Microstructure, electronic structure and optical properties of combustion synthesized Co doped ZnO nanoparticles

Abstract

We report on the microstructure, electronic structure and optical properties of nanocrystalline Zn1−xCoxO (x=0, 0.01, 0.03, 0.05 and 0.07) particles prepared by solution combustion technique using L-Valine as fuel. The detailed structural and micro-structural studies were carried out by XRD, HRTEM and TEM-SAED respectively, which confirms the formation of single phased, nano-sized particles. The electronic structure was determined through NEXAFS and atomic multiplet calculations/simulations performed for various symmetries and valence states of ‘Co’ to determine the valance state, symmetry and crystal field splitting. The correlations between the experimental NEXAFS spectra and atomic multiplet simulations, confirms that, ‘Co’ present is in the 2+ valence state and substituted at the ‘Zn’ site in tetrahedral symmetry with crystal field splitting, 10Dq =−0.6eV. The optical properties and ‘Co’ induced defect formation of as-synthesized materials were examined by using diffuse reflectance and Photoluminescence spectroscopy, respectively.
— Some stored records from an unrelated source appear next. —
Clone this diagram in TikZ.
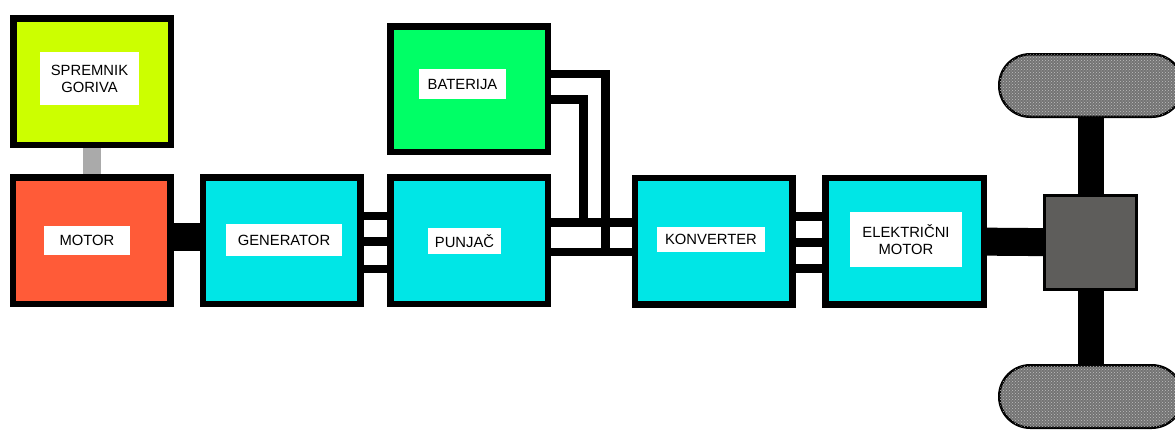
\documentclass[tikz,border=0pt]{standalone}
\usepackage{fontspec}
\setsansfont{Liberation Sans}
\usetikzlibrary{backgrounds,patterns}
\definecolor{tankgreen}{HTML}{CCFF00}
\definecolor{motorred}{HTML}{FF5B38}
\definecolor{unitcyan}{HTML}{00E6E6}
\definecolor{battgreen}{HTML}{00FF66}
\definecolor{fuelgray}{HTML}{AAAAAA}
\definecolor{diffgray}{HTML}{5E5D5B}
\begin{document}
\begin{tikzpicture}[
    x=1pt, y=-1pt,
    font=\sffamily\fontsize{14.8}{17}\selectfont,
    unit/.style={draw=black, line width=6.5pt, minimum width=157.5pt, minimum height=126.5pt, inner sep=0pt},
    tag/.style={fill=white, inner sep=0pt, align=center},
    wire/.style={line width=8.5pt},
    shaft/.style={line width=28pt},
    wheel/.style={draw=black, line width=2.5pt, fill=black!55, rounded corners=31pt,
      minimum width=183.5pt, minimum height=62.5pt, inner sep=0pt,
      postaction={pattern=crosshatch dots, pattern color=black!25}}
  ]
    \useasboundingbox (0,0) rectangle (1175,431);
    \clip (0,0) rectangle (1175,431);

    % blocks
    \node[unit, fill=tankgreen] (spremnik) at (92,81.5) {};
    \node[unit, fill=motorred] (motor) at (91.5,240.5) {};
    \node[unit, fill=unitcyan] (generator) at (281.5,240.5) {};
    \node[unit, fill=unitcyan] (punjac) at (469,240.5) {};
    \node[unit, fill=battgreen, minimum height=125.5pt] (baterija) at (469,89) {};
    \node[unit, fill=unitcyan] (konverter) at (713.5,241) {};
    \node[unit, fill=unitcyan, minimum width=158.5pt] (emotor) at (904.5,241) {};

    % drive
    \node[draw=black, line width=3pt, fill=diffgray, minimum width=92pt, minimum height=94pt] (diff) at (1090.5,242.5) {};
    \node[wheel] (wheeltop) at (1091,85.5) {};
    \node[wheel] (wheelbot) at (1091,396.5) {};

    % labels
    \node[tag, minimum width=99pt, minimum height=53pt] (spremniklbl) at (89.5,78.5) {SPREMNIK\\GORIVA};
    \node[tag, minimum width=86pt, minimum height=29pt] (motorlbl) at (87,240.5) {MOTOR};
    \node[tag, minimum width=116pt, minimum height=32pt] (generatorlbl) at (284,240) {GENERATOR};
    \node[tag, minimum width=73pt, minimum height=26pt] (punjaclbl) at (464.5,241) {PUNJAČ};
    \node[tag, minimum width=87pt, minimum height=30pt] (baterijalbl) at (462.5,84) {BATERIJA};
    \node[tag, minimum width=108pt, minimum height=25pt] (konverterlbl) at (711,239.5) {KONVERTER};
    \node[tag, minimum width=112pt, minimum height=55pt] (emotorlbl) at (906,239.5) {ELEKTRIČNI\\MOTOR};

    \coordinate (jtop) at (583.5,222.5);
    \coordinate (jbot) at (605.5,252);

    \begin{scope}[on background layer]
      \draw[line width=18pt, fuelgray] (spremnik) -- (spremnik |- motor);
      \draw[shaft] ([yshift=3.5pt]motor.center) -- ([yshift=3.5pt]generator.center);
      \foreach \yy in {216,241.5,269}
        \draw[wire] (generator |- 0,\yy) -- (punjac |- 0,\yy);
      \foreach \yy in {222.5,252}
        \draw[wire] (punjac |- 0,\yy) -- (konverter |- 0,\yy);
      \draw[wire] (baterija |- 0,74) -| (jbot);
      \draw[wire] (baterija |- 0,99.5) -| (jtop);
      \foreach \yy in {216.5,242.5,268.5}
        \draw[wire] (konverter |- 0,\yy) -- (emotor |- 0,\yy);
      \draw[shaft] (emotor) -- (diff);
      \draw[line width=26pt] (wheeltop) -- (wheelbot);
    \end{scope}
\end{tikzpicture}
\end{document}
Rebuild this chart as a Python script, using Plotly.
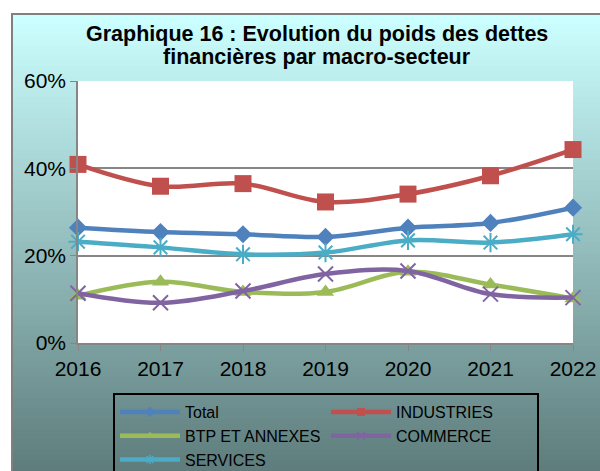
import plotly.graph_objects as go

years = [2016, 2017, 2018, 2019, 2020, 2021, 2022]
total = [26.4, 25.4, 24.9, 24.3, 26.4, 27.5, 31.0]
industries = [40.9, 35.9, 36.5, 32.3, 34.1, 38.3, 44.3]
btp = [10.8, 14.0, 11.7, 11.7, 16.3, 13.4, 10.2]
commerce = [11.4, 9.2, 11.9, 15.8, 16.5, 11.2, 10.4]
services = [23.2, 21.9, 20.3, 20.7, 23.5, 23.0, 24.9]
y_ticks = [0, 20, 40, 60]
y_labels = ["0%", "20%", "40%", "60%"]

W, H = 600, 471
L, R, T, B = 78, 27, 81, 128
PW, PH = W - L - R, H - T - B


def px_x(p):
    return (p - L) / PW


def px_y(p):
    return (H - B - p) / PH


series = [
    ("Total", total, "#4F81BD", "diamond", 14, 0, 8),
    ("INDUSTRIES", industries, "#C0504D", "square", 17, 0, 8),
    ("BTP ET ANNEXES", btp, "#9BBB59", "triangle-up", 15, 0, 8),
    ("COMMERCE", commerce, "#8064A2", "x-thin-open", 15, 2, 8),
    ("SERVICES", services, "#4BACC6", "asterisk-open", 16, 2, 8),
]

fig = go.Figure()
for name, vals, col, sym, size, lw, lsize in series:
    fig.add_trace(go.Scatter(
        x=years, y=vals, name=name, mode="lines+markers",
        line=dict(color=col, width=4.5, shape="spline"),
        marker=dict(symbol=sym, size=size, color=col,
                    line=dict(color=col, width=lw)),
        cliponaxis=False, showlegend=False, legendgroup=name,
    ))
for name, vals, col, sym, size, lw, lsize in series:
    fig.add_trace(go.Scatter(
        x=[None], y=[None], name=name, mode="lines+markers",
        line=dict(color=col, width=4.5),
        marker=dict(symbol=sym, size=lsize, color=col,
                    line=dict(color=col, width=min(lw, 1.5))),
        showlegend=True, legendgroup=name,
    ))

# gradient background
shapes = []
top, bot = 14, H + 10
n = 90
c0 = (204, 255, 255)
c1 = (92, 122, 122)
for i in range(n):
    t = i / (n - 1)
    col = tuple(round(c0[k] + (c1[k] - c0[k]) * t) for k in range(3))
    y0 = top + (bot - top) * i / n
    y1 = top + (bot - top) * (i + 1) / n + 1.5
    shapes.append(dict(type="rect", xref="paper", yref="paper",
                       x0=px_x(12), x1=px_x(W + 10), y0=px_y(y0), y1=px_y(y1),
                       line=dict(width=0), fillcolor="rgb(%d,%d,%d)" % col,
                       layer="below"))
# outer border
shapes.append(dict(type="rect", xref="paper", yref="paper",
                   x0=px_x(12), x1=px_x(W + 20), y0=px_y(14), y1=px_y(H + 20),
                   line=dict(width=2, color="#808080"), fillcolor="rgba(0,0,0,0)",
                   layer="below"))
# white plot area
shapes.append(dict(type="rect", xref="paper", yref="paper",
                   x0=0, x1=1, y0=0, y1=1, line=dict(width=0),
                   fillcolor="white", layer="below"))

fig.update_layout(
    width=W, height=H,
    margin=dict(l=L, r=R, t=T, b=B, autoexpand=False),
    paper_bgcolor="white",
    plot_bgcolor="rgba(0,0,0,0)",
    font=dict(family="Liberation Sans, Arial, sans-serif", color="black"),
    shapes=shapes,
    showlegend=True,
    legend=dict(
        orientation="h", x=px_x(113), y=px_y(393), xanchor="left", yanchor="top",
        bgcolor="rgba(0,0,0,0)", bordercolor="black", borderwidth=2,
        font=dict(size=16), entrywidth=136, entrywidthmode="pixels",
        itemwidth=60, traceorder="normal",
    ),
    annotations=[
        dict(text="<b>Graphique 16 : Evolution du poids des dettes</b>",
             xref="paper", yref="paper", x=px_x(317), y=px_y(34),
             xanchor="center", yanchor="middle", showarrow=False,
             font=dict(size=21.5)),
        dict(text="<b>financières par macro-secteur</b>",
             xref="paper", yref="paper", x=px_x(317), y=px_y(57),
             xanchor="center", yanchor="middle", showarrow=False,
             font=dict(size=21.5)),
    ],
)
fig.update_xaxes(range=[2016, 2022], tickvals=years, ticktext=[str(y) for y in years],
                 showgrid=False, showline=True, linecolor="#868686", linewidth=1.5,
                 ticks="outside", ticklen=6, tickcolor="#868686",
                 tickfont=dict(size=21), zeroline=False)
fig.update_yaxes(range=[0, 60], tickvals=y_ticks, ticktext=y_labels,
                 showgrid=True, gridcolor="#868686", gridwidth=1.5,
                 showline=True, linecolor="#868686", linewidth=1.5,
                 ticks="outside", ticklen=6, tickcolor="#868686",
                 tickfont=dict(size=21), zeroline=False)

fig.write_html("out.html", config={"displayModeBar": False},
               post_script="document.body.style.margin='0';document.body.style.overflow='hidden';")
Red-shift of band gap energy (Eg) was observed in Zn1−xCoxO samples due to Co (0.58Å) substitution at Zn (0.60Å) site of the host ZnO. Also, in PL spectra, a prominent pre-edge peak corresponds to ultraviolet (UV) emission around 360–370nm was observed with Co concentration along with near band edge emission (NBE) of the wide band gap ZnO and all samples show emission in the blue region.